-- BEGIN --
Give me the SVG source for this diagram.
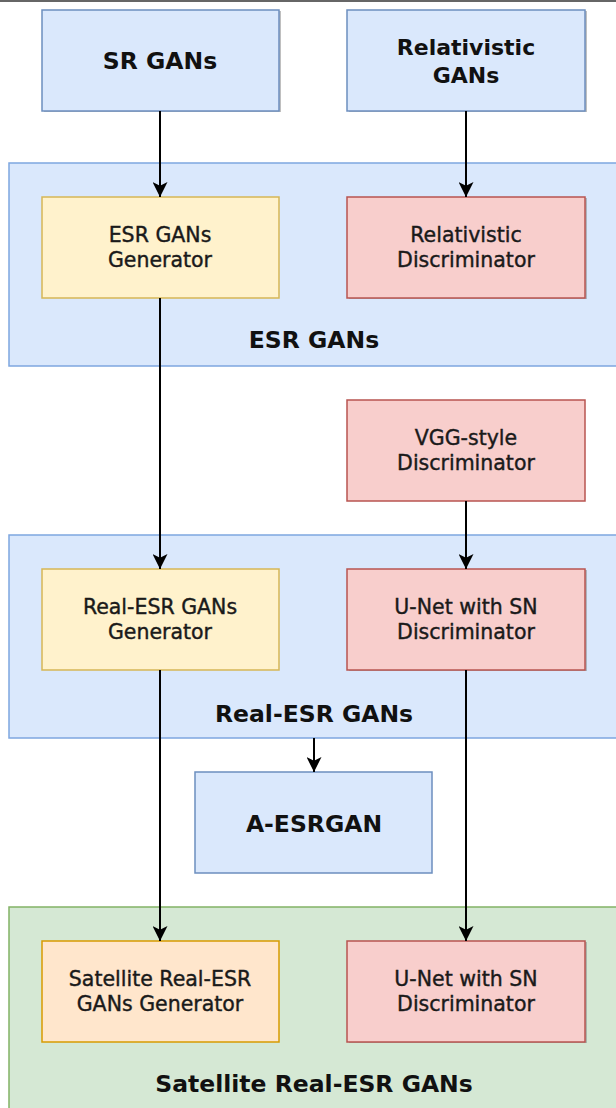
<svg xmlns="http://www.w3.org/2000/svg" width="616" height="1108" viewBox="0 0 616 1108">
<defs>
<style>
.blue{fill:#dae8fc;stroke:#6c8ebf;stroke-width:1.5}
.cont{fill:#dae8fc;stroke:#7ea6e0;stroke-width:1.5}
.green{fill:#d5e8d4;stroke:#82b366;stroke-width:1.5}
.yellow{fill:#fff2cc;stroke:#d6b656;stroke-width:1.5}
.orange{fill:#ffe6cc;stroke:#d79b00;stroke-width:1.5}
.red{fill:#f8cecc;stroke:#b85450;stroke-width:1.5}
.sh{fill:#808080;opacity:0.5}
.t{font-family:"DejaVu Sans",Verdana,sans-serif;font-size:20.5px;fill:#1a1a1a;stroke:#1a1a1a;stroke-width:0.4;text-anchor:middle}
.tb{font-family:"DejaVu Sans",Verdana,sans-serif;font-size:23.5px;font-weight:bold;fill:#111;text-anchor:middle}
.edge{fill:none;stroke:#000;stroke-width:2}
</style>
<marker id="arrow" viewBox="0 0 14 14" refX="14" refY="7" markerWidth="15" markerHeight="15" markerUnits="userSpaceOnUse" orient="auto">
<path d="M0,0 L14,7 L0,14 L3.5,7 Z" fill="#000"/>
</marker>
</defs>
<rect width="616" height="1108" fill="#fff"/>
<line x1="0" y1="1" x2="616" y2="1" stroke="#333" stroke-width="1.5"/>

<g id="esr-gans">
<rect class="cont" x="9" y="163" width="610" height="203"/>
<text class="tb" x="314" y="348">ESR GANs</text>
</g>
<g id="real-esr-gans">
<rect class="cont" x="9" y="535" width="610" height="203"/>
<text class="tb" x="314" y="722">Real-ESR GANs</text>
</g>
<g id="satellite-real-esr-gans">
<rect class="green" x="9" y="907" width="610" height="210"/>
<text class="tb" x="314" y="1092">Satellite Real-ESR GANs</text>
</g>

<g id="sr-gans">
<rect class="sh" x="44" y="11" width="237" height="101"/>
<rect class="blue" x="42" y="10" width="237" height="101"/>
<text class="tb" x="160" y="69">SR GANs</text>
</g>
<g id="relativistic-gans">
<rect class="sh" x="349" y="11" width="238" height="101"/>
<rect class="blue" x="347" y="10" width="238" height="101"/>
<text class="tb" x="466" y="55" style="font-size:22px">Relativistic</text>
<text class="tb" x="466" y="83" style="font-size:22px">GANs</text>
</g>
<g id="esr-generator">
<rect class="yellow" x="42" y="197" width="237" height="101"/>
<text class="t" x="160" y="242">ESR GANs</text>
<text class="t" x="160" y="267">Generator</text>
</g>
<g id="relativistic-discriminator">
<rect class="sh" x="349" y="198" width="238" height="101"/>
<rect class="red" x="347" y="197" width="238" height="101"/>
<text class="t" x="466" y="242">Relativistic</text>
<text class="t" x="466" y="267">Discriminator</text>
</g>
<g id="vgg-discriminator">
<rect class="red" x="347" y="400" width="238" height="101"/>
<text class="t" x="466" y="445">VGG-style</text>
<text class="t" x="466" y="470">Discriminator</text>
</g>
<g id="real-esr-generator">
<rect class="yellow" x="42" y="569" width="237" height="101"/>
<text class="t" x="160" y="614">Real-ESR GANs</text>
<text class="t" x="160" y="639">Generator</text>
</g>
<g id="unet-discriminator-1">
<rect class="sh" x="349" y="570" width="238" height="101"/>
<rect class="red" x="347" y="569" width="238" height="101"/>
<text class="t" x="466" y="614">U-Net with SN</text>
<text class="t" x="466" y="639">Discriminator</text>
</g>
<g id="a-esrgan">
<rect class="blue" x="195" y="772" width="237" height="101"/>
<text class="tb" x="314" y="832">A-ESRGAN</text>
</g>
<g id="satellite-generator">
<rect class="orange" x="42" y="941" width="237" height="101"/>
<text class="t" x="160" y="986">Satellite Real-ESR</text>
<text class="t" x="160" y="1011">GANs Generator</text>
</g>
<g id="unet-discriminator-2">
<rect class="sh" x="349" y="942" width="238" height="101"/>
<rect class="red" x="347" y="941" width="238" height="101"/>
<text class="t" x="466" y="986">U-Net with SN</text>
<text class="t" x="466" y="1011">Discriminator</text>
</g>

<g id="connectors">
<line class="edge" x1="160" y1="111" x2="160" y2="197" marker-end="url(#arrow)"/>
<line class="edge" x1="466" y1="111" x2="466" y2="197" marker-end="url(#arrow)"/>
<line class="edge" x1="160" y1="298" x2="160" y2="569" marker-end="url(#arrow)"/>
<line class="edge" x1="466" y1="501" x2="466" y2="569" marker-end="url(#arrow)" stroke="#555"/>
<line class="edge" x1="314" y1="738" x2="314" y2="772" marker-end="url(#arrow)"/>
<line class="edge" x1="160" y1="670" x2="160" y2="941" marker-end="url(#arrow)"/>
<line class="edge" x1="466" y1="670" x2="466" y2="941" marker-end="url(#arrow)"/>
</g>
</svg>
-- END --
STATED TASK:
Reproduce the full listing above verbatim, with no pictures included.

WORKED ANSWER:
Give me the SVG source for this diagram.
<svg xmlns="http://www.w3.org/2000/svg" width="616" height="1108" viewBox="0 0 616 1108">
<defs>
<style>
.blue{fill:#dae8fc;stroke:#6c8ebf;stroke-width:1.5}
.cont{fill:#dae8fc;stroke:#7ea6e0;stroke-width:1.5}
.green{fill:#d5e8d4;stroke:#82b366;stroke-width:1.5}
.yellow{fill:#fff2cc;stroke:#d6b656;stroke-width:1.5}
.orange{fill:#ffe6cc;stroke:#d79b00;stroke-width:1.5}
.red{fill:#f8cecc;stroke:#b85450;stroke-width:1.5}
.sh{fill:#808080;opacity:0.5}
.t{font-family:"DejaVu Sans",Verdana,sans-serif;font-size:20.5px;fill:#1a1a1a;stroke:#1a1a1a;stroke-width:0.4;text-anchor:middle}
.tb{font-family:"DejaVu Sans",Verdana,sans-serif;font-size:23.5px;font-weight:bold;fill:#111;text-anchor:middle}
.edge{fill:none;stroke:#000;stroke-width:2}
</style>
<marker id="arrow" viewBox="0 0 14 14" refX="14" refY="7" markerWidth="15" markerHeight="15" markerUnits="userSpaceOnUse" orient="auto">
<path d="M0,0 L14,7 L0,14 L3.5,7 Z" fill="#000"/>
</marker>
</defs>
<rect width="616" height="1108" fill="#fff"/>
<line x1="0" y1="1" x2="616" y2="1" stroke="#333" stroke-width="1.5"/>

<g id="esr-gans">
<rect class="cont" x="9" y="163" width="610" height="203"/>
<text class="tb" x="314" y="348">ESR GANs</text>
</g>
<g id="real-esr-gans">
<rect class="cont" x="9" y="535" width="610" height="203"/>
<text class="tb" x="314" y="722">Real-ESR GANs</text>
</g>
<g id="satellite-real-esr-gans">
<rect class="green" x="9" y="907" width="610" height="210"/>
<text class="tb" x="314" y="1092">Satellite Real-ESR GANs</text>
</g>

<g id="sr-gans">
<rect class="sh" x="44" y="11" width="237" height="101"/>
<rect class="blue" x="42" y="10" width="237" height="101"/>
<text class="tb" x="160" y="69">SR GANs</text>
</g>
<g id="relativistic-gans">
<rect class="sh" x="349" y="11" width="238" height="101"/>
<rect class="blue" x="347" y="10" width="238" height="101"/>
<text class="tb" x="466" y="55" style="font-size:22px">Relativistic</text>
<text class="tb" x="466" y="83" style="font-size:22px">GANs</text>
</g>
<g id="esr-generator">
<rect class="yellow" x="42" y="197" width="237" height="101"/>
<text class="t" x="160" y="242">ESR GANs</text>
<text class="t" x="160" y="267">Generator</text>
</g>
<g id="relativistic-discriminator">
<rect class="sh" x="349" y="198" width="238" height="101"/>
<rect class="red" x="347" y="197" width="238" height="101"/>
<text class="t" x="466" y="242">Relativistic</text>
<text class="t" x="466" y="267">Discriminator</text>
</g>
<g id="vgg-discriminator">
<rect class="red" x="347" y="400" width="238" height="101"/>
<text class="t" x="466" y="445">VGG-style</text>
<text class="t" x="466" y="470">Discriminator</text>
</g>
<g id="real-esr-generator">
<rect class="yellow" x="42" y="569" width="237" height="101"/>
<text class="t" x="160" y="614">Real-ESR GANs</text>
<text class="t" x="160" y="639">Generator</text>
</g>
<g id="unet-discriminator-1">
<rect class="sh" x="349" y="570" width="238" height="101"/>
<rect class="red" x="347" y="569" width="238" height="101"/>
<text class="t" x="466" y="614">U-Net with SN</text>
<text class="t" x="466" y="639">Discriminator</text>
</g>
<g id="a-esrgan">
<rect class="blue" x="195" y="772" width="237" height="101"/>
<text class="tb" x="314" y="832">A-ESRGAN</text>
</g>
<g id="satellite-generator">
<rect class="orange" x="42" y="941" width="237" height="101"/>
<text class="t" x="160" y="986">Satellite Real-ESR</text>
<text class="t" x="160" y="1011">GANs Generator</text>
</g>
<g id="unet-discriminator-2">
<rect class="sh" x="349" y="942" width="238" height="101"/>
<rect class="red" x="347" y="941" width="238" height="101"/>
<text class="t" x="466" y="986">U-Net with SN</text>
<text class="t" x="466" y="1011">Discriminator</text>
</g>

<g id="connectors">
<line class="edge" x1="160" y1="111" x2="160" y2="197" marker-end="url(#arrow)"/>
<line class="edge" x1="466" y1="111" x2="466" y2="197" marker-end="url(#arrow)"/>
<line class="edge" x1="160" y1="298" x2="160" y2="569" marker-end="url(#arrow)"/>
<line class="edge" x1="466" y1="501" x2="466" y2="569" marker-end="url(#arrow)" stroke="#555"/>
<line class="edge" x1="314" y1="738" x2="314" y2="772" marker-end="url(#arrow)"/>
<line class="edge" x1="160" y1="670" x2="160" y2="941" marker-end="url(#arrow)"/>
<line class="edge" x1="466" y1="670" x2="466" y2="941" marker-end="url(#arrow)"/>
</g>
</svg>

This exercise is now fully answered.